Dropbox requires you to register your URI via a “verification request”:
The first request to your new webhook URI will be a verification request to confirm that Dropbox is communicating with the right service. The verification request will be a GET request with a challenge parameter, which is a random string…Your app should echo back the challenge parameter as the body of its response. Once Dropbox receives a valid response, the endpoint is considered to be a valid webhook, and Dropbox will begin sending notifications of file changes.
In other words, Dropbox wants to know that the URI you enter to receive HTTP requests is expecting these requests and that you, therefore, control the endpoint. The incoming webhook URI that Netlify gives you cannot do that. It merely listens for a POST
request, then triggers a build if it gets one. But Dropbox won’t send a POST
request until it verifies the endpoint by getting a response it expects. So now what?
This is the point at which you might think “well, this whole JAMstack thing is great, but you’ll always find yourself needing a server for something.” But guess what? Netlify can solve this problem for you with its Functions feature which “opens a world of possibilities for running on-demand, server-side code without having to run a dedicated server”. The best part is Functions are free below a certain usage tier, which is 125k requests/month at the time of this writing (a limit I do not plan on hitting for Dropbox notifications).

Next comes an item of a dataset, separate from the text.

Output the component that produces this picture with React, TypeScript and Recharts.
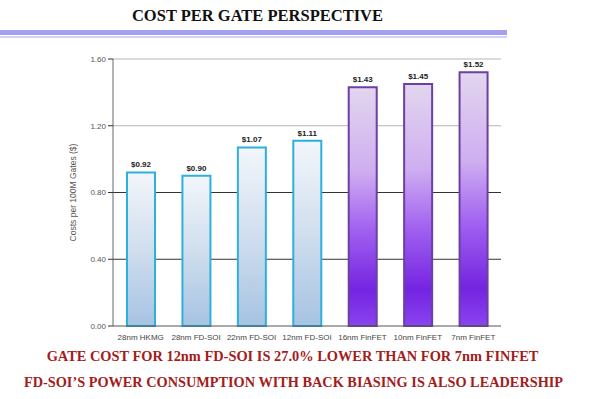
import { Bar, BarChart, CartesianGrid, Cell, LabelList, XAxis, YAxis } from "recharts";

const nodes = [
  "28nm HKMG",
  "28nm FD-SOI",
  "22nm FD-SOI",
  "12nm FD-SOI",
  "16nm FinFET",
  "10nm FinFET",
  "7nm FinFET",
];
const costs = [0.92, 0.9, 1.07, 1.11, 1.43, 1.45, 1.52];
const isFinFet = [false, false, false, false, true, true, true];
const yTicks = [0, 0.4, 0.8, 1.2, 1.6];

const data = nodes.map((name, i) => ({ name, value: costs[i], fin: isFinFet[i] }));

const serif = "'Liberation Serif', 'Times New Roman', serif";
const sans = "'Liberation Sans', Arial, sans-serif";

export default function App() {
  return (
    <div
      style={{
        position: "absolute",
        left: 0,
        top: 0,
        width: 599,
        height: 399,
        background: "#fff",
        overflow: "hidden",
      }}
    >
      <div
        style={{
          position: "absolute",
          left: 0,
          width: 515,
          top: 6,
          textAlign: "center",
          fontFamily: serif,
          fontWeight: "bold",
          fontSize: 16.5,
          color: "#111",
        }}
      >
        COST PER GATE PERSPECTIVE
      </div>
      <div style={{ position: "absolute", left: 0, top: 30, width: 507, height: 5, background: "#a3a1ef" }} />
      <div style={{ position: "absolute", left: 0, top: 36, width: 507, height: 2, background: "#d2d1f6" }} />

      <div style={{ position: "absolute", left: 0, top: 0 }}>
        <BarChart
          width={599}
          height={399}
          data={data}
          margin={{ top: 59, right: 98, left: 73, bottom: 43 }}
        >
          <defs>
            <linearGradient id="blueFill" x1="0" y1="0" x2="0" y2="1">
              <stop offset="0%" stopColor="#f3f6fb" />
              <stop offset="50%" stopColor="#d0deee" />
              <stop offset="100%" stopColor="#a6c3e3" />
            </linearGradient>
            <linearGradient id="purpleFill" x1="0" y1="0" x2="0" y2="1">
              <stop offset="0%" stopColor="#e2d6ef" />
              <stop offset="35%" stopColor="#cfaef0" />
              <stop offset="60%" stopColor="#a060f0" />
              <stop offset="85%" stopColor="#7424e0" />
              <stop offset="100%" stopColor="#8a44f0" />
            </linearGradient>
          </defs>
          <CartesianGrid yAxisId="left" vertical={false} horizontalValues={[0.4, 0.8]} stroke="#333" strokeWidth={1} />
          <CartesianGrid yAxisId="left" vertical={false} horizontalValues={[1.2, 1.6]} stroke="#b5b5b5" strokeWidth={1} />
          <XAxis
            dataKey="name"
            interval={0}
            height={30}
            tickLine={false}
            axisLine={{ stroke: "#555" }}
            tick={{ fontSize: 8, fill: "#444", fontFamily: sans }}
            tickMargin={2}
          />
          <YAxis
            yAxisId="left"
            domain={[0, 1.6]}
            ticks={yTicks}
            width={40}
            tickSize={5}
            tickLine={{ stroke: "#333" }}
            axisLine={{ stroke: "#666" }}
            tick={{ fontSize: 8, fill: "#555", fontFamily: sans }}
            tickFormatter={(v: number) => v.toFixed(2)}
            label={{
              value: "Costs per 100M Gates ($)",
              angle: -90,
              position: "insideLeft",
              offset: 0,
              style: { fontSize: 8.5, fill: "#555", fontFamily: sans, textAnchor: "middle" },
            }}
          />
          <YAxis
            yAxisId="right"
            orientation="right"
            domain={[0, 1.6]}
            width={0}
            tick={false}
            tickLine={false}
            axisLine={{ stroke: "#b5b5b5" }}
          />
          <Bar yAxisId="left" dataKey="value" barSize={28} strokeWidth={2} isAnimationActive={false}>
            {data.map((d) => (
              <Cell
                key={d.name}
                fill={d.fin ? "url(#purpleFill)" : "url(#blueFill)"}
                stroke={d.fin ? "#6c3fa3" : "#2eb0dc"}
              />
            ))}
            <LabelList
              dataKey="value"
              position="top"
              offset={5}
              formatter={(v: number) => `$${v.toFixed(2)}`}
              style={{ fontSize: 8, fontWeight: "bold", fill: "#222", fontFamily: sans }}
            />
          </Bar>
        </BarChart>
      </div>

      <div
        style={{
          position: "absolute",
          left: 0,
          width: 585,
          top: 348,
          textAlign: "center",
          fontFamily: serif,
          fontWeight: "bold",
          fontSize: 14.4,
          color: "#a41c1c",
          whiteSpace: "nowrap",
        }}
      >
        GATE COST FOR 12nm FD-SOI IS 27.0% LOWER THAN FOR 7nm FINFET
      </div>
      <div
        style={{
          position: "absolute",
          left: 0,
          width: 587,
          top: 374,
          textAlign: "center",
          fontFamily: serif,
          fontWeight: "bold",
          fontSize: 14.3,
          color: "#a41c1c",
          whiteSpace: "nowrap",
        }}
      >
        FD-SOI’S POWER CONSUMPTION WITH BACK BIASING IS ALSO LEADERSHIP
      </div>
    </div>
  );
}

So, in my use case, I was able to write my own function endpoint to handle the verification request. Once the verification request is handled by my Netlify function, Dropbox will start sending POST
requests to it. Then I merely forward those to the webhook URI Netlify gave me for triggering builds. In essence, the logic is:
- My custom endpoint (
https://mynetlifysite.netlify.com/.netlify/functions/dropbox-webhook
) gets pinged by Dropbox (substitutemynetlifysite
for your own) Is this a verification request? Send a response to Dropbox in the format it expects to verify the request. Otherwise, forward the request to my webhook URI generated in Netlify, which triggers a build.
Conclusion
Netlify is amazing for many reasons, but in this particular case, it gave me tools that previously would’ve been too complicated for me to setup and maintain on my own. Because I now have these additional tools, the size of what’s possible for me to build on my own has increased. This is one of the reason I love Netlify: it grows the possibilities for me to create whatever I can envision.
In this particular case, Netlify gives me control over my build process such that I can abstract my content from my code then pull it in at build time. On top of that, I can automate the triggering of builds based on when a file is edited or saved, so I don’t have to worry about building/deploying a website. With Netlify, I can create and edit plain-text markdown files then trust that the current state of those files at any point in time represents my live website.